5. Flexible Workforce
With employees able to cover each other’s roles and functions, it may have been necessary to increase responsibility allocation in your core business systems. Doing so can result in a material impact on application license requirements, which is typically based on the right for a user to access a certain module rather than their use of it. Specifically, here we are talking about allocating rights and roles within enterprise solutions such as Oracle E-Business Suite. Allocating a role today to get a job done now could be easily forgotten and result in an expensive bill in the future.
6. Vendor Flexibility
Whilst many vendors are trying to help in the current climate by providing ‘free’ or discounted services or altered payment streams, you should check the terms carefully (and make sure that they are stated clearly) to ensure you are not simply postponing a required payment till later.
Additionally, make sure that you don’t lock yourself into a piece of ‘free’ functionality you wouldn’t originally have pursued or for which you may already have a standardised platform.
7. Hard Contractual Liability
At this time vendors may ‘promise’ services, payment terms or usage rights to get a client through a tough patch, or a period of uncertainty or unusual activity. Unless those ‘promises’ are backed up by accepted and signed terms and conditions be wary about what you think you’re getting.
8. Transition and Transformation
For customers undergoing transition programs, e.g. migration to new data centres, be aware that periods of parallel running may take longer than initially expected and any waivers on dual licensing may be at risk or increase in cost.
9. Ghost use
Whilst many companies may be seeking to reduce OPEX costs by ramping down basic Cloud costs – don’t forget that some licenses covering such applications in the Cloud do NOT reduce in line with service reduction.

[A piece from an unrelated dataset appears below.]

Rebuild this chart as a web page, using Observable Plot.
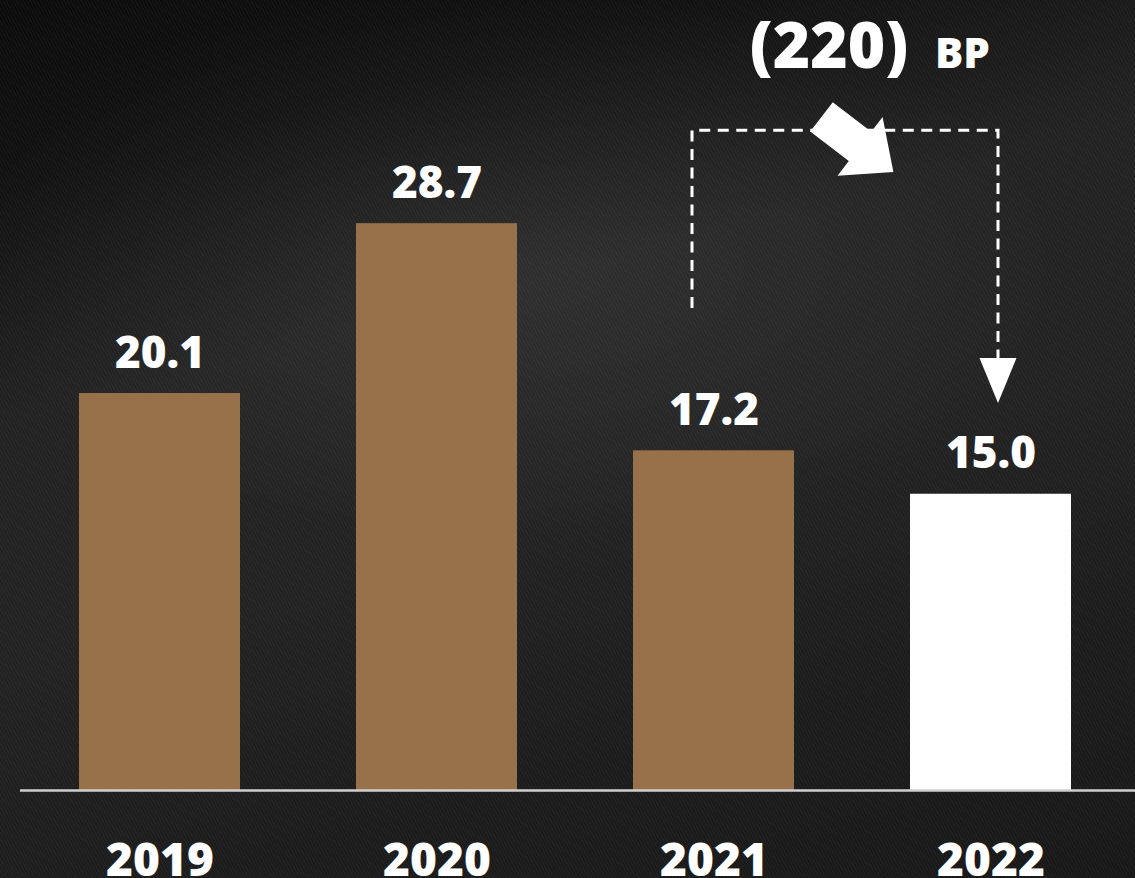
<!DOCTYPE html>
<html>
<head>
<meta charset="utf-8">
<script src="https://cdn.jsdelivr.net/npm/d3@7"></script>
<script src="https://cdn.jsdelivr.net/npm/@observablehq/plot@0.6"></script>
<style>
  html, body { margin: 0; padding: 0; overflow: hidden; }
  body {
    width: 1135px; height: 878px;
    background:
      repeating-linear-gradient(62deg, rgba(255,255,255,0.03) 0 1px, rgba(0,0,0,0) 1px 3px),
      radial-gradient(ellipse 70% 45% at 45% 30%, rgba(255,255,255,0.06), rgba(255,255,255,0) 70%),
      linear-gradient(165deg, #0c0c0c 0%, #121212 16%, #232323 36%, #232323 55%, #1d1d1d 75%, #181818 100%);
    font-family: "Open Sans", Lato, sans-serif;
  }
  #chart svg { display: block; }
</style>
</head>
<body>
<div id="chart"></div>
<script>
// ---- data ----
const years = ["2019", "2020", "2021", "2022"];
const values = [20.1, 28.7, 17.2, 15.0];
const highlightYear = "2022";

// ---- annotation ----
const changeLabel = "(220)";
const unitLabel = "BP";
const bracketFrom = "2021";
const bracketTo = "2022";
const bracketTop = 33.4;      // y value of bracket top
const bracketLeftEnd = 24.4;  // y value where left dashed leg ends
const bracketArrowTip = 19.6; // y value of arrow tip (right leg)
const annotationY = 36.6;     // baseline of "(220) BP"

const data = years.map((year, i) => ({year, value: values[i]}));

const barColor = "#977149";
const highlightColor = "#ffffff";

function annotation(index, scales) {
  const sx = scales.x, sy = scales.y;
  const bw = typeof sx.bandwidth === "function" ? sx.bandwidth() : (sx.bandwidth ?? 0);
  const cx = v => sx(v) + bw / 2;
  const xL = cx(bracketFrom) - 21.5;
  const xR = cx(bracketTo) + 7.5;
  const yT = sy(bracketTop);
  const yLE = sy(bracketLeftEnd);
  const yTip = sy(bracketArrowTip);
  const headLen = 45, headHalf = 18.5;
  const g = d3.create("svg:g");
  g.append("path")
    .attr("d", `M${xL},${yLE}V${yT}H${xR}V${yTip - headLen}`)
    .attr("fill", "none")
    .attr("stroke", "#ffffff")
    .attr("stroke-width", 3)
    .attr("stroke-dasharray", "11 7.5");
  g.append("path")
    .attr("d", `M${xR - headHalf},${yTip - headLen}L${xR + headHalf},${yTip - headLen}L${xR},${yTip}Z`)
    .attr("fill", "#ffffff");
  // block arrow pointing down-right
  const ox = cx(bracketFrom) + 108, oy = yT - 13.5;
  const ang = 37.5 * Math.PI / 180;
  const u = [Math.cos(ang), Math.sin(ang)], n = [-Math.sin(ang), Math.cos(ang)];
  const shaft = 48.6, head = 42, sw = 18.5, hw = 37;
  const P = (a, b) => [ox + u[0] * a + n[0] * b, oy + u[1] * a + n[1] * b];
  const pts = [P(0, -sw), P(shaft, -sw), P(shaft, -hw), P(shaft + head, 0), P(shaft, hw), P(shaft, sw), P(0, sw)];
  g.append("path")
    .attr("d", "M" + pts.map(p => p.join(",")).join("L") + "Z")
    .attr("fill", "#ffffff");
  return g.node();
}

const font = "'Open Sans', Lato, sans-serif";

const plot = Plot.plot({
  width: 1135,
  height: 878,
  marginTop: 0,
  marginBottom: 88,
  marginLeft: 20,
  marginRight: 0,
  x: {domain: years, paddingInner: 0.42, paddingOuter: 0.22, align: 0.475, axis: null},
  y: {domain: [0, 40], axis: null},
  style: {background: "transparent", color: "#ffffff", fontFamily: font},
  marks: [
    Plot.barY(data, {x: "year", y: "value", fill: d => d.year === highlightYear ? highlightColor : barColor}),
    Plot.ruleY([0], {stroke: "#cfcfcf", strokeWidth: 2.5}),
    Plot.text(data, {x: "year", y: "value", text: d => d.value.toFixed(1), lineAnchor: "bottom", dy: -26,
      fill: "#ffffff", fontSize: 44, fontWeight: 800, fontFamily: font}),
    Plot.text(data, {x: "year", y: 0, text: "year", lineAnchor: "bottom", dy: 85,
      fill: "#ffffff", fontSize: 46, fontWeight: 800, fontFamily: font}),
    Plot.text([changeLabel], {x: [bracketFrom], y: [annotationY], text: d => d, dx: 115, lineAnchor: "bottom",
      fill: "#ffffff", fontSize: 64, fontWeight: 800, fontFamily: font}),
    Plot.text([unitLabel], {x: [bracketTo], y: [annotationY], text: d => d, dx: -56, textAnchor: "start", lineAnchor: "bottom",
      fill: "#ffffff", fontSize: 42, fontWeight: 800, fontFamily: font}),
    annotation
  ]
});
document.getElementById("chart").appendChild(plot);
</script>
</body>
</html>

Cloud use at this time is being prioritised to front line providers and critical government functions – be careful not to hoard your own Cloud assets in ‘panic’ mode – use what you need and switch off what you don’t. This will also save you money! See the segment earlier on cost management if you need help with that.
11. Shadow IT
With the rapid rise in remote working, there is potential for Cloud related Shadow IT that may result in the use of unauthorised and possibly insecure applications being accessed to support business functions. It’s important that asset managers track potential Shadow IT risks and remedy.